Data lines:
#####
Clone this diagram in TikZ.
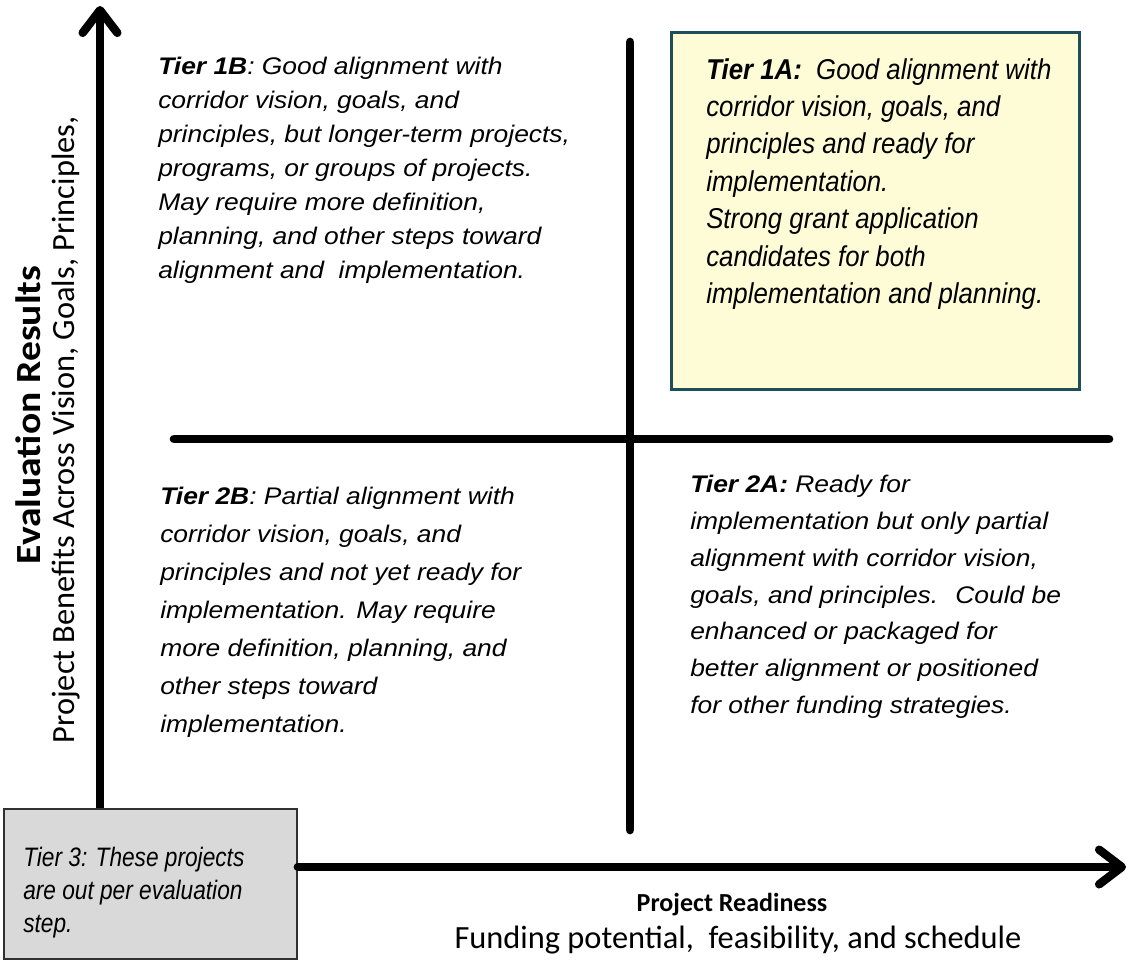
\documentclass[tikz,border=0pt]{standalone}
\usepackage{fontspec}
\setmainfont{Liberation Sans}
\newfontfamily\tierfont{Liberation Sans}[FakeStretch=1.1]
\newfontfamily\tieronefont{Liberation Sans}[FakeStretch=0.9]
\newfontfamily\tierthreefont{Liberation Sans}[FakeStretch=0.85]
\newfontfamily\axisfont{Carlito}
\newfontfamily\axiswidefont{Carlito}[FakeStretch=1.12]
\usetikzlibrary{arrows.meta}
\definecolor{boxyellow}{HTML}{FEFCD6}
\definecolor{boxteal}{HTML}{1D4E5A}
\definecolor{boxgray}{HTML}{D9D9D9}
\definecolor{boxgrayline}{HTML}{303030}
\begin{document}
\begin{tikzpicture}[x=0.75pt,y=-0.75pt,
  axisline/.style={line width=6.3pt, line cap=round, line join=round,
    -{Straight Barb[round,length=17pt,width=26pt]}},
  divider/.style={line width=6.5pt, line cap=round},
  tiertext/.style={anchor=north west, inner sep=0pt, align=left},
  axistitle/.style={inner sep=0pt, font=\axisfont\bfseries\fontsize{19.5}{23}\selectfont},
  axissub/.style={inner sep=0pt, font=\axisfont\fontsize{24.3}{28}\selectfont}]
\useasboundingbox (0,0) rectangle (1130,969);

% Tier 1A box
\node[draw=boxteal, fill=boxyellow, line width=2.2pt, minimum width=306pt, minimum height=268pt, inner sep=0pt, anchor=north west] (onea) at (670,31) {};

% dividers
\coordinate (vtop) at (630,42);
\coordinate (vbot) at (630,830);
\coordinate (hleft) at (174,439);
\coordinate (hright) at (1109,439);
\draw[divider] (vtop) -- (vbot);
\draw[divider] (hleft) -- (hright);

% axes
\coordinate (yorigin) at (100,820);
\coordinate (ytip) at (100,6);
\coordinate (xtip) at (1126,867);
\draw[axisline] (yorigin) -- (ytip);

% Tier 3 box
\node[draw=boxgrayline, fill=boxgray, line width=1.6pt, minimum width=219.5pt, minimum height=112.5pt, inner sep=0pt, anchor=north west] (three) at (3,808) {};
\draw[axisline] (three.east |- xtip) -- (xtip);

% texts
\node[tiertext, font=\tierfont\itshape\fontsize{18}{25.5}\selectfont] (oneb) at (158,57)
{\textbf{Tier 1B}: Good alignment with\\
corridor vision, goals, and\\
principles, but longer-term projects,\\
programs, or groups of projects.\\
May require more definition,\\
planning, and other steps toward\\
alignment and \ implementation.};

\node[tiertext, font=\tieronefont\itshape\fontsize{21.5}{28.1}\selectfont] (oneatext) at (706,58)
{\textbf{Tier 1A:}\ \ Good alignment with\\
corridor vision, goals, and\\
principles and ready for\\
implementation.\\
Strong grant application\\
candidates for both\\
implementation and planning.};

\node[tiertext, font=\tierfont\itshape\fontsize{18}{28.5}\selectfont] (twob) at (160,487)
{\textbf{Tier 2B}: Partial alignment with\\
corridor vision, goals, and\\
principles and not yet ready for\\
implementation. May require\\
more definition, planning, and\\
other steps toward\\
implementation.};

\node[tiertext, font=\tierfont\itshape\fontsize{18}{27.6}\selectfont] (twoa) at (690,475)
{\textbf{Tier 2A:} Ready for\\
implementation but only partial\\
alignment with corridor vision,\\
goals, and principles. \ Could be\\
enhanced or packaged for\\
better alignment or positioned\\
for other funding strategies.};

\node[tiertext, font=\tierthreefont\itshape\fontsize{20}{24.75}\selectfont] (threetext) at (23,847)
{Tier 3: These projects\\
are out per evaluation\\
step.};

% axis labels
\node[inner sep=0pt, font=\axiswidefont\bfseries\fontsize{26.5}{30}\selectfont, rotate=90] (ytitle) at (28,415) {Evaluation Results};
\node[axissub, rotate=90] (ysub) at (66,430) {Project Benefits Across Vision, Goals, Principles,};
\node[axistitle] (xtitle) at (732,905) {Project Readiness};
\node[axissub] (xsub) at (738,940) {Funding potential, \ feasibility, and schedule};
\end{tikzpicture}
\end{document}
#####
Exclude the images and reproduce the remaining data exactly.

Reply to the task:
Clone this diagram in TikZ.
\documentclass[tikz,border=0pt]{standalone}
\usepackage{fontspec}
\setmainfont{Liberation Sans}
\newfontfamily\tierfont{Liberation Sans}[FakeStretch=1.1]
\newfontfamily\tieronefont{Liberation Sans}[FakeStretch=0.9]
\newfontfamily\tierthreefont{Liberation Sans}[FakeStretch=0.85]
\newfontfamily\axisfont{Carlito}
\newfontfamily\axiswidefont{Carlito}[FakeStretch=1.12]
\usetikzlibrary{arrows.meta}
\definecolor{boxyellow}{HTML}{FEFCD6}
\definecolor{boxteal}{HTML}{1D4E5A}
\definecolor{boxgray}{HTML}{D9D9D9}
\definecolor{boxgrayline}{HTML}{303030}
\begin{document}
\begin{tikzpicture}[x=0.75pt,y=-0.75pt,
  axisline/.style={line width=6.3pt, line cap=round, line join=round,
    -{Straight Barb[round,length=17pt,width=26pt]}},
  divider/.style={line width=6.5pt, line cap=round},
  tiertext/.style={anchor=north west, inner sep=0pt, align=left},
  axistitle/.style={inner sep=0pt, font=\axisfont\bfseries\fontsize{19.5}{23}\selectfont},
  axissub/.style={inner sep=0pt, font=\axisfont\fontsize{24.3}{28}\selectfont}]
\useasboundingbox (0,0) rectangle (1130,969);

% Tier 1A box
\node[draw=boxteal, fill=boxyellow, line width=2.2pt, minimum width=306pt, minimum height=268pt, inner sep=0pt, anchor=north west] (onea) at (670,31) {};

% dividers
\coordinate (vtop) at (630,42);
\coordinate (vbot) at (630,830);
\coordinate (hleft) at (174,439);
\coordinate (hright) at (1109,439);
\draw[divider] (vtop) -- (vbot);
\draw[divider] (hleft) -- (hright);

% axes
\coordinate (yorigin) at (100,820);
\coordinate (ytip) at (100,6);
\coordinate (xtip) at (1126,867);
\draw[axisline] (yorigin) -- (ytip);

% Tier 3 box
\node[draw=boxgrayline, fill=boxgray, line width=1.6pt, minimum width=219.5pt, minimum height=112.5pt, inner sep=0pt, anchor=north west] (three) at (3,808) {};
\draw[axisline] (three.east |- xtip) -- (xtip);

% texts
\node[tiertext, font=\tierfont\itshape\fontsize{18}{25.5}\selectfont] (oneb) at (158,57)
{\textbf{Tier 1B}: Good alignment with\\
corridor vision, goals, and\\
principles, but longer-term projects,\\
programs, or groups of projects.\\
May require more definition,\\
planning, and other steps toward\\
alignment and \ implementation.};

\node[tiertext, font=\tieronefont\itshape\fontsize{21.5}{28.1}\selectfont] (oneatext) at (706,58)
{\textbf{Tier 1A:}\ \ Good alignment with\\
corridor vision, goals, and\\
principles and ready for\\
implementation.\\
Strong grant application\\
candidates for both\\
implementation and planning.};

\node[tiertext, font=\tierfont\itshape\fontsize{18}{28.5}\selectfont] (twob) at (160,487)
{\textbf{Tier 2B}: Partial alignment with\\
corridor vision, goals, and\\
principles and not yet ready for\\
implementation. May require\\
more definition, planning, and\\
other steps toward\\
implementation.};

\node[tiertext, font=\tierfont\itshape\fontsize{18}{27.6}\selectfont] (twoa) at (690,475)
{\textbf{Tier 2A:} Ready for\\
implementation but only partial\\
alignment with corridor vision,\\
goals, and principles. \ Could be\\
enhanced or packaged for\\
better alignment or positioned\\
for other funding strategies.};

\node[tiertext, font=\tierthreefont\itshape\fontsize{20}{24.75}\selectfont] (threetext) at (23,847)
{Tier 3: These projects\\
are out per evaluation\\
step.};

% axis labels
\node[inner sep=0pt, font=\axiswidefont\bfseries\fontsize{26.5}{30}\selectfont, rotate=90] (ytitle) at (28,415) {Evaluation Results};
\node[axissub, rotate=90] (ysub) at (66,430) {Project Benefits Across Vision, Goals, Principles,};
\node[axistitle] (xtitle) at (732,905) {Project Readiness};
\node[axissub] (xsub) at (738,940) {Funding potential, \ feasibility, and schedule};
\end{tikzpicture}
\end{document}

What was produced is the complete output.